Key practical parameters include:

Batch sizes as small as 64–128 without collapse (Zbontar et al., 2021, Anton et al., 2022).
$\lambda$ typically $1/d$ to $5 \times 10^{-3}$ , robust to moderate changes (Zbontar et al., 2021, Bielak et al., 2021).
Benefits are more pronounced for wider/projected embeddings, though computational costs scale quadratically with embedding dimension (Zbontar et al., 2021, Bandara et al., 2023).

6. Limitations, Open Questions, and Theoretical Positioning

Observed limitations include dependence on strong data augmentations, risk of representation overfitting, memory costs for large cross-correlation matrices, and modest gain over supervised pretraining in some small dataset, non-visual domains (Dias et al., 2023). Empirically, exceedingly large batches can hurt, contrary to contrastive SSL methods requiring many negatives. The full geometric implications (role of FIM spectrum, link to transfer) are still being explored, though initial theoretical work indicates that decorrelating cross-correlation directly enforces isotropic information geometry and maximizes intrinsic dimension usage (Zhang, 13 Oct 2025).
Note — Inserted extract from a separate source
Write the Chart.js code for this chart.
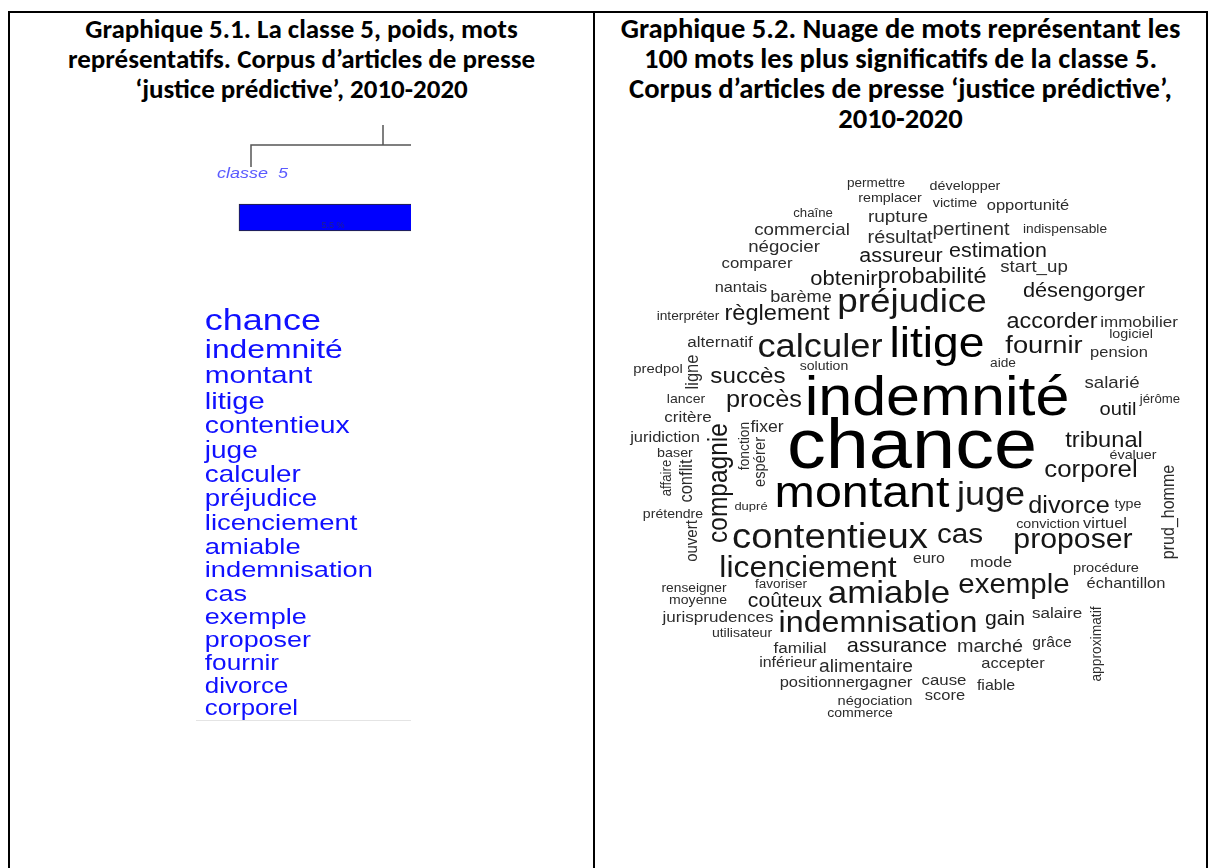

In summary, Barlow Twins has established itself as a theoretically principled, architecturally minimal, and practically effective self-supervised framework for high-dimensional, negative-free, redundancy-reducing representation learning, with demonstrable utility across vision, audio, graph, sequential, and scientific data modalities. Its principled falsification of collapsed or redundant codes, in conjunction with broad algorithmic instantiations and theoretical grounding, positions it as a canonical approach in the SSL literature.